Skira’s focus on the transformational ability of light, rather than the basic function of illumination that it provides, runs deep throughout his portfolio of work. While some designers may aim to create a beautiful, artistic lamp, Skira instead sees the lamp as a hidden tool, with the light itself the end result. It’s a belief that can be difficult to put into practice, as in Skira’s own words, it is almost inevitable that the source or luminaire will be visible from a certain angle, but it’s one that he tries to actualise in his work.

“I am very much into understanding the form of light that exits the luminaire, and the form of light that is projected onto the object that we are illuminating,” he explained. “My point of interest is the appearance of the object or the space, because we know that light does have a form, and it’s visible only when revealing other forms. I’m aware that most people don’t perceive light as something that does have a form, but this perception is the key ingredient of understanding the use or design of lighting instruments.”

Throughout his lighting career, spanning almost 30 years, Skira has received many accolades and awards, particularly in the past five years, where he has picked up accolades at the IALD, iF, LDA, Red Dot, Blueprint and darc awards, amongst many more.
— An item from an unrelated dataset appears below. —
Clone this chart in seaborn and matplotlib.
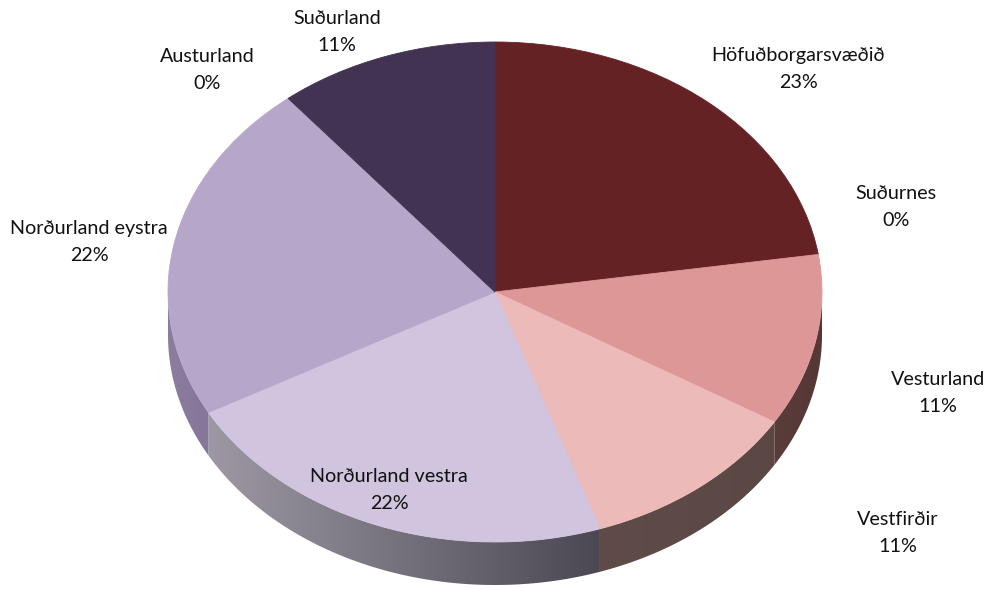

However, while there are some awards that he does hold dear – the LDA award for Lun-up back in 2012 a particular highlight, as an award for his first product design – Skira believes that winning awards isn’t the only criteria of the success of a project.

“In one of my recently shortlisted projects, I used a luminaire I designed, and translated a cultural and historical visual theme into light inside a tunnel which interconnects two continents [Tunnel Eurasia in Istanbul], I created the architectural structure with my team based on the interior lighting concept and the local traditional arc element. This structure became the visual symbol of the tunnel on a national level, was incorporated into its logo, and even became recognised by the historic heritage protection agency and became a national postage stamp motif. I do feel like a winner accomplishing all of that because of the light in just one project.

A man of many philosophies, listening to Skira talk about lighting – as he does at many events around the world, most recently at Delta Light X, an event held during this year’s Milan Design Week – is an enlightening experience, as he talks with the authority of a man who has spent nearly 30 years at the top of his industry. This is rarely more evident than when chatting about the ‘holistic and sustainable’ methodology that Skira incorporates into his work, designed to benefit both the user of the space and the surrounding area.

Here, Skira captures what may be the raison d’être for lighting designers: “Imagine being in a museum and looking at a wonderful painting, where the artist showed the perspective of the space, the colours, shadows, expressions, surrounding landscapes, maybe even buildings,” he explained.

“Those paintings are telling a story from every angle down to the smallest details. Everything is in balance, even if that painting has so many elements, they are all necessary for understanding the feeling, emotions and the message that the artist wanted to transmit through it. This is how I view our space, our environment and the ecology of all the elements in the space. Every single element in it at night viewed as a whole should bring the same feeling as viewing a good painting in a museum.”